A couple of weeks ago I submitted my proposal for the ERC Consolidator Grant 2016 call. Since I believe that open science includes not only the actual research activities but the research ideas themselves, I’ve decided to make my proposal public. You can read here:

Very Large Community-based Software Development (ERC proposal)

My goals with this public posting of my proposal are:

  • Help other researchers going through a similar “ERC experience”. Obviously, this is just a proposal so I’m not saying this is a good example of a ERC proposal, it could be a terrible one but, still, it’s an example and, unfortunately, many people talk aboutopen science but few practice it so I’m sure some of you  will find it useful when writing yours.

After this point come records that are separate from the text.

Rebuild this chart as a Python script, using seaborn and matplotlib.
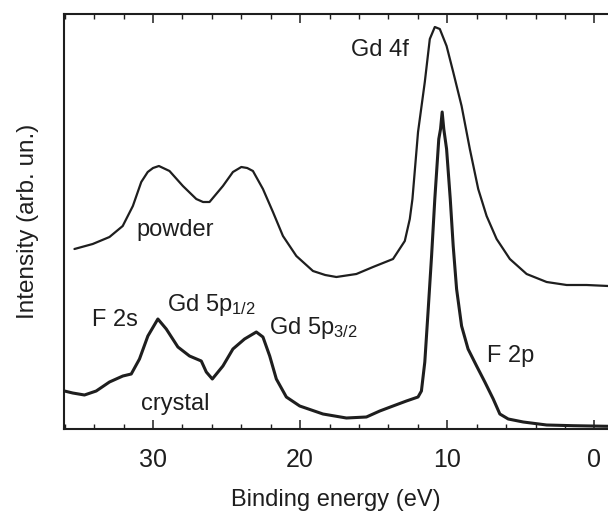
import matplotlib
matplotlib.use("Agg")
import matplotlib.pyplot as plt
from matplotlib.ticker import MultipleLocator
import seaborn as sns
import pandas as pd

# ---- data ----
powder_energy = [35.34, 34.1, 32.96, 32.06, 31.37, 30.8, 30.36, 30.0, 29.6, 28.88, 27.97,
                 27.06, 26.6, 26.16, 25.25, 24.57, 24.0, 23.6, 23.21, 22.53, 21.85, 21.17, 20.26,
                 19.13, 18.3, 17.54, 16.18, 15.05, 14.03, 13.69, 12.89, 12.55, 12.37, 11.99,
                 11.53, 11.19, 10.85, 10.51, 10.05, 9.6, 9.03, 8.47, 7.9, 7.33,
                 6.65, 5.75, 4.61, 3.25, 1.89, 0.53, -0.94]
powder_intensity = [180, 185, 192, 203, 223, 247, 257, 261, 263, 258, 243,
                    230, 227, 227, 243, 257, 262, 261, 258, 240, 217, 193, 173,
                    158, 154, 152, 155, 162, 168, 170, 188, 210, 230, 297,
                    347, 390, 402, 400, 383, 357, 323, 280, 240, 213,
                    190, 170, 155, 147, 144, 144, 143]

crystal_energy = [36.02, 35.46, 34.66, 33.86, 32.96, 32.05, 31.48, 30.92, 30.35, 29.67,
                  29.1, 28.31, 27.52, 26.72, 26.38, 25.97, 25.25, 24.57, 23.78, 22.98,
                  22.53, 22.07, 21.62, 20.94, 20.03, 18.45, 16.86, 15.5, 14.59, 13.69,
                  12.78, 11.99, 11.76, 11.53, 11.31, 11.07, 10.85, 10.58, 10.46, 10.35,
                  10.24, 10.05, 9.8, 9.6, 9.37, 9.03, 8.59, 8.01, 7.45, 6.88,
                  6.43, 5.86, 4.84, 3.25, 1.44, -0.94]
crystal_intensity = [38, 36, 34, 38, 47, 53, 55, 70, 93, 110,
                     100, 82, 73, 68, 57, 50, 63, 80, 90, 97,
                     92, 73, 50, 32, 23, 15, 11, 12, 18, 23,
                     28, 32, 38, 67, 117, 173, 230, 290, 300, 317,
                     300, 280, 230, 183, 140, 103, 80, 63, 47, 30,
                     15, 10, 7, 4, 3.3, 2.7]

x_ticks = [30, 20, 10, 0]

labels = [
    ("Gd 4f", 14.55, 373),
    ("powder", 28.46, 193),
    ("crystal", 28.46, 19),
    ("F 2s", 32.56, 103),
    ("F 2p", 5.67, 67),
]
sub_labels = [
    ("Gd 5p$_{1/2}$", 29.05, 118),
    ("Gd 5p$_{3/2}$", 22.15, 95),
]

# ---- style ----
sns.set_style("ticks")
plt.rcParams['font.family'] = ['Liberation Sans', 'DejaVu Sans']
plt.rcParams['mathtext.fontset'] = 'custom'
plt.rcParams['mathtext.rm'] = 'Liberation Sans'
plt.rcParams['mathtext.it'] = 'Liberation Sans'
plt.rcParams['mathtext.default'] = 'regular'

ink = "#1e1e1e"
fs = 17

fig = plt.figure(figsize=(6.08, 5.13), dpi=100)
ax = fig.add_axes([64 / 608, (513 - 429) / 513, (608 - 64) / 608, (429 - 14) / 513])

df_p = pd.DataFrame({"energy": powder_energy, "intensity": powder_intensity})
df_c = pd.DataFrame({"energy": crystal_energy, "intensity": crystal_intensity})
sns.lineplot(data=df_p, x="energy", y="intensity", ax=ax, color=ink, lw=1.6,
             estimator=None)
sns.lineplot(data=df_c, x="energy", y="intensity", ax=ax, color=ink, lw=2.2,
             estimator=None)

ax.set_xlim(36.05, -0.92)
ax.set_ylim(0, 415)

ax.set_xticks(x_ticks)
ax.xaxis.set_minor_locator(MultipleLocator(2))
ax.set_yticks([])
ax.tick_params(axis="x", which="major", direction="in", length=6.5, width=1.1,
               top=True, bottom=True, labelsize=18, pad=14, colors=ink)
ax.tick_params(axis="x", which="minor", direction="in", length=3.5, width=1.0,
               top=True, bottom=True, colors=ink)

for side in ["left", "bottom", "top"]:
    ax.spines[side].set_linewidth(1.5)
    ax.spines[side].set_color(ink)
ax.spines["right"].set_visible(False)

ax.set_xlabel("Binding energy (eV)", fontsize=fs, color=ink, labelpad=12)
ax.set_ylabel("Intensity (arb. un.)", fontsize=17.5, color=ink, labelpad=18)

for txt, x, y in labels:
    ax.text(x, y, txt, fontsize=fs, color=ink, ha="center", va="baseline")
for txt, x, y in sub_labels:
    ax.text(x, y, txt, fontsize=fs, color=ink, ha="left", va="baseline")

fig.savefig("out.png", dpi=100)
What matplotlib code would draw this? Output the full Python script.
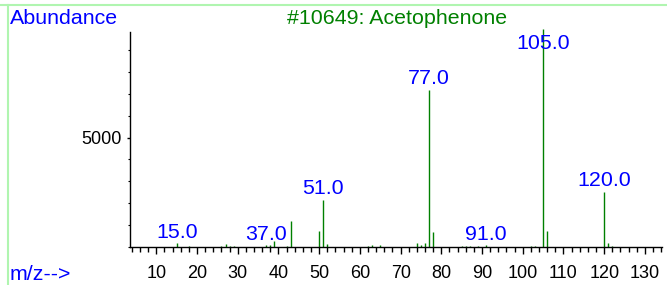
# -*- coding: utf-8 -*-
"""
Mass spectrum plot - Acetophenone (library entry #10649)
"""
import numpy as np
import matplotlib
matplotlib.use("Agg")
from matplotlib import pyplot as plt
from matplotlib.lines import Line2D
from matplotlib.ticker import MultipleLocator

matplotlib.rcParams['font.family'] = ['Liberation Sans', 'DejaVu Sans']

# DATA ========================================================================
v_mz = [15, 18, 26, 27, 28, 29, 37, 38, 39, 42, 43, 50, 51, 52, 62, 63, 65,
        74, 75, 76, 77, 78, 85, 86, 87, 89, 91, 102, 103, 105, 106, 120, 121, 122]
v_abund = [147, 40, 30, 130, 40, 20, 50, 80, 266, 40, 1185, 712, 2135, 125, 40, 80, 50,
           175, 60, 160, 7190, 680, 15, 15, 15, 15, 50, 20, 20, 9999, 712, 2516, 175, 40]

v_label_mz = [15.0, 37.0, 51.0, 77.0, 91.0, 105.0, 120.0]

title = "#10649: Acetophenone"
x_lim = (3.6, 134.2)
y_lim = (0, 9860)

# FIGURE ======================================================================
W, H = 667, 285
fig = plt.figure(figsize=(W / 100.0, H / 100.0), dpi=100)
fig.patch.set_facecolor('white')

# axes placed in pixel coords of the original
ax_l, ax_r, ax_t, ax_b = 130.3, 662.0, 31.7, 246.5
ax = fig.add_axes([ax_l / W, 1 - ax_b / H, (ax_r - ax_l) / W, (ax_b - ax_t) / H])

green = '#008000'
blue = '#0000ff'

ax.vlines(v_mz, 0, v_abund, colors=green, linewidth=1.0, clip_on=False)

ax.set_xlim(*x_lim)
ax.set_ylim(*y_lim)

for s in ['top', 'right']:
    ax.spines[s].set_visible(False)
for s in ['left', 'bottom']:
    ax.spines[s].set_linewidth(1.0)
    ax.spines[s].set_color('black')

ax.xaxis.set_major_locator(MultipleLocator(10))
ax.xaxis.set_minor_locator(MultipleLocator(2))
ax.yaxis.set_major_locator(MultipleLocator(5000))
ax.yaxis.set_minor_locator(MultipleLocator(1000))
ax.set_yticks([5000])
ax.set_yticklabels(['5000'])

ax.tick_params(axis='x', which='major', length=5, width=1.0, pad=8, labelsize=13)
ax.tick_params(axis='x', which='minor', length=3.5, width=1.0)
ax.tick_params(axis='y', which='major', length=2, width=1.0, pad=4, labelsize=13)
ax.tick_params(axis='y', which='minor', length=1.2, width=0.8)

# peak labels, 11 px above the peak but kept inside the frame
d_ab = dict(zip(v_mz, v_abund))
to_px = ax.transData
for mz in v_label_mz:
    y = d_ab[int(mz)]
    px_top = to_px.transform((mz, y))[1]
    ax_top = to_px.transform((mz, y_lim[1]))[1]
    off = 11
    if px_top + off > ax_top - 12:
        off = (ax_top - 12) - px_top
    ax.annotate('%.1f' % mz, xy=(mz, y), xytext=(0, off), textcoords='offset pixels',
                ha='center', va='center', color=blue, fontsize=15.4,
                annotation_clip=False)

# texts around the plot
fig.text(10 / W, 1 - 18 / H, 'Abundance', color=blue, fontsize=15.4, ha='left', va='center')
fig.text(397.5 / W, 1 - 18 / H, title, color=green, fontsize=15.4, ha='center', va='center')
fig.text(10 / W, 1 - 274 / H, 'm/z-->', color=blue, fontsize=15.4, ha='left', va='center')

# light green frame lines (top and left)
fig.add_artist(Line2D([0, 1], [1 - 4.5 / H, 1 - 4.5 / H], color='#b0f5b0', linewidth=1.5,
                      transform=fig.transFigure))
fig.add_artist(Line2D([7.5 / W, 7.5 / W], [0, 1 - 4.5 / H], color='#b0f5b0', linewidth=1.5,
                      transform=fig.transFigure))

fig.savefig('out.png', dpi=100)
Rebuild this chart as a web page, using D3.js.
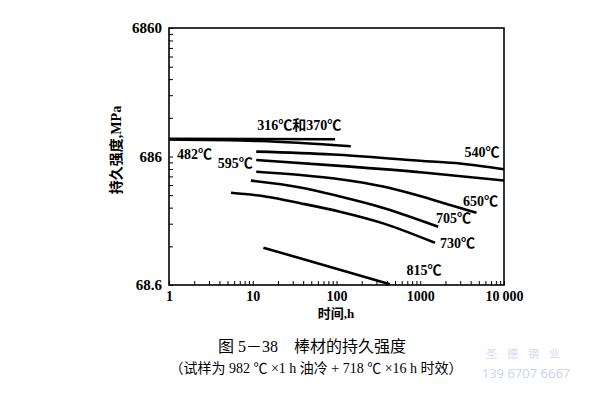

Also this research proposal is aimed at studying open source development so I’d find counterintuitive not to have the proposal itself in the open
  • Hope to find other researchers interested in this research line to collaborate with
  • Find practitioners/contributors to OSS projects that would be open to help with our reserach by accepting to be contacted/interviewed to learn more about how OSS is developed, commit to read the results we produce  and (maybe) try them in their projects. If you’d like to help please fill this form

Let me know when you post yours! And don’t be afraid, this fear of people copying our ideas and publishig them first is what makes this portrait of our community (from the very recommended Team Geek book) so (sadly) true:

Professional science is supposed to be about the free and open exchange of information. But the desperate need to “publish or perish” and to compete for grants has had exactly the opposite effect. Great thinkers don´t share ideas. They cling to them obsessively, do their research in private, hide all mistakes along the path and then ultimately publish a paper making it sound like the whole process was effortless and obvious. And the results are often disastrous: they accidentally duplicated someone else´s work or made an undetected mistake early on … The amount of wasted time and effort is tragic

As a final rant, what amazes me even more is that researchers are not forced to make public all details of, at the very least, all accepted grants / projects funded with public money. What a world we live in!